The second is the princess Basya, daughter of the Pharaoh himself, and adoptive mother to Moshe. She reproached Moshe without mocking him, questioning gently how he could bring such pain on the household that had provided for his youth. Moshe calmly pointed out that she herself (who was righteous) had not been directly touched in any way by any of the plagues (a first born daughter, she herself was liable to death at that time had she not been G-d fearing). Moshe explained carefully that the punishments were coming directly from G-d himself, and that he himself was only a human messenger trying to avert the crises, not the cause of any pain Pharaoh and his household suffered.
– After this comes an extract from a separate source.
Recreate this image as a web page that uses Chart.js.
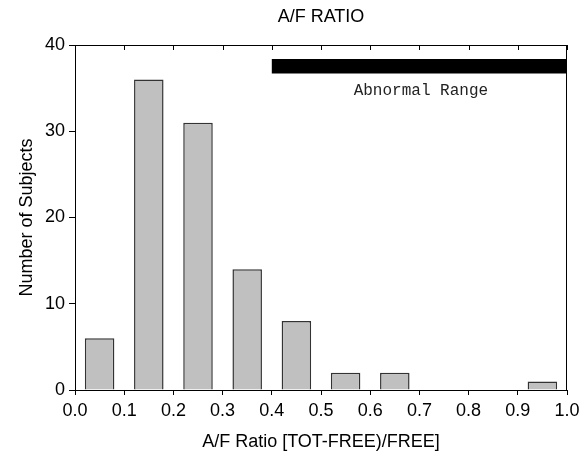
<!DOCTYPE html>
<html>
<head>
<meta charset="utf-8">
<title>A/F Ratio</title>
<script src="https://cdn.jsdelivr.net/npm/chart.js@4.4.1/dist/chart.umd.min.js"></script>
<style>
    body { margin: 0; background: #fff; }
    #chartWrap { width: 587px; height: 455px; }
</style>
</head>
<body>
<div id="chartWrap">
    <canvas id="ratioChart" width="587" height="455"></canvas>
</div>
<script>
// histogram bins (bin centres) and counts
var binCenters = [0.05, 0.15, 0.25, 0.35, 0.45, 0.55, 0.65, 0.75, 0.85, 0.95];
var subjectCounts = [6, 36, 31, 14, 8, 2, 2, 0, 0, 1];
var xTicks = [0.0, 0.1, 0.2, 0.3, 0.4, 0.5, 0.6, 0.7, 0.8, 0.9, 1.0];
var yTicks = [0, 10, 20, 30, 40];

// abnormal range marker
var abnormalRangeX = [0.4, 1.0];
var abnormalRangeY = [37.55, 37.55];
var abnormalLabel = 'Abnormal Range';
var abnormalLabelAt = [0.703, 34.7];

var FONT = "'Liberation Sans', Arial, Helvetica, sans-serif";

var histogramData = binCenters.map(function (x, i) {
    return { x: x, y: subjectCounts[i] };
});
var rangeData = abnormalRangeX.map(function (x, i) {
    return { x: x, y: abnormalRangeY[i] };
});

// frame on top / right + inward ticks on top, and the range label
var framePlugin = {
    id: 'framePlugin',
    afterDraw: function (chart) {
        var ctx = chart.ctx;
        var a = chart.chartArea;
        var xs = chart.scales.x;
        var ys = chart.scales.y;
        ctx.save();
        ctx.strokeStyle = '#000';
        ctx.lineWidth = 1;
        ctx.beginPath();
        ctx.moveTo(a.left, a.top + 0.5);
        ctx.lineTo(a.right, a.top + 0.5);
        ctx.moveTo(a.right - 0.5, a.top);
        ctx.lineTo(a.right - 0.5, a.bottom);
        xTicks.forEach(function (t) {
            var px = Math.round(xs.getPixelForValue(t)) + 0.5;
            ctx.moveTo(px, a.top);
            ctx.lineTo(px, a.top + 5);
        });
        ctx.stroke();

        ctx.fillStyle = '#222';
        ctx.font = "16px 'Liberation Mono', 'Courier New', monospace";
        ctx.textAlign = 'center';
        ctx.textBaseline = 'middle';
        ctx.fillText(abnormalLabel, xs.getPixelForValue(abnormalLabelAt[0]), ys.getPixelForValue(abnormalLabelAt[1]));
        ctx.restore();
    }
};

Chart.defaults.font.family = FONT;
Chart.defaults.font.size = 18;
Chart.defaults.color = '#000';

var ctx = document.getElementById('ratioChart').getContext('2d');
var ratioChart = new Chart(ctx, {
    type: 'bar',
    data: {
        datasets: [
            {
                label: 'Number of Subjects',
                data: histogramData,
                backgroundColor: '#c0c0c0',
                borderColor: '#333',
                borderWidth: 1.5,
                borderSkipped: 'start',
                barPercentage: 0.6,
                categoryPercentage: 1.0,
                order: 2
            },
            {
                type: 'line',
                label: 'Abnormal Range',
                data: rangeData,
                borderColor: '#000',
                borderWidth: 14.5,
                borderCapStyle: 'butt',
                pointRadius: 0,
                fill: false,
                order: 1
            }
        ]
    },
    options: {
        responsive: false,
        animation: false,
        layout: { padding: { left: 0, right: 20, top: 0, bottom: 0 } },
        plugins: {
            legend: { display: false },
            tooltip: { enabled: false },
            title: {
                display: true,
                text: 'A/F RATIO',
                fullSize: false,
                font: { size: 18, weight: 'normal' },
                padding: { top: 6, bottom: 17.4 }
            }
        },
        scales: {
            x: {
                type: 'linear',
                min: 0,
                max: 1,
                offset: false,
                afterFit: function (s) { s.height = 65; },
                afterBuildTicks: function (s) {
                    s.ticks = xTicks.map(function (v) { return { value: v }; });
                },
                ticks: {
                    padding: 5,
                    maxRotation: 0,
                    autoSkip: false,
                    callback: function (v) { return Number(v).toFixed(1); }
                },
                grid: { drawOnChartArea: false, offset: false, tickLength: 5, color: '#000' },
                border: { display: true, color: '#000', width: 1 },
                title: {
                    display: true,
                    text: 'A/F Ratio [TOT-FREE)/FREE]',
                    padding: { top: 2, bottom: 2.5 }
                }
            },
            y: {
                min: 0,
                max: 40,
                afterFit: function (s) { s.width = 75; },
                afterBuildTicks: function (s) {
                    s.ticks = yTicks.map(function (v) { return { value: v }; });
                },
                ticks: { padding: 4 },
                grid: { drawOnChartArea: false, tickLength: 6, color: '#000' },
                border: { display: true, color: '#000', width: 1 },
                title: {
                    display: true,
                    text: 'Number of Subjects',
                    padding: { top: 16, bottom: 2 }
                }
            }
        }
    },
    plugins: [framePlugin]
});
</script>
</body>
</html>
The third person who Kehillat Rabbah discusses the third non-Jew rebuker related to this parsha: The Roman emperor Antonius, close friend and student of R' Yehuda haNassi. He is said to have asked whether in Olam Haba he would receive a share, and a portion of the levyasan. R' Yehuda assured him he would. Antonius then demanded to know why he could not in that case participate in Olam Ha-Zeh in the korban Pesach as it pained him emotionally to be separated from G-d in this way; R' Yehuda explained that this was completely out of his own hands, for only those who have accepted bris milah can possibly share in korban Pesach, as explicitly stated in this parsha.
For her mockery, the old woman did indeed suffer first among the Egyptians. Above all else she valued a ceramic statue of her oldest son reserved after his death for ceremonial use. As the deaths of the first borns approached, dogs attacked the relic and destroyed it utterly; it had been the only thing she valued at all in life.
For her kindness and attempt to understand the nature of divine judgment, Basya was accepted as a geyores, a convert, and departed Egypt with the Jews.
For his devotion and willingness to submit to R' Yehuda haNassi, Antonius was led by his heart to accept bris milah for himself, and became a true ger. We are told he will stand at the head of the table of converts, those who have voluntarily accepted all the pain, responsibility, and travail of Judaism voluntarily, in the symbolic great feasting hall of Olam Haba.
And so this is the greatness of questioning or arguing. If done properly, it confers great rewards on the questioner. Doing it properly involves showing understanding, caring, respect, and openness to new perspectives, as well as to the possibility that one's beliefs may be completely wrong. Done incorrectly, it can be a great danger and bring serious punishment on one who wishes to argue for argument's sake or to belittle others.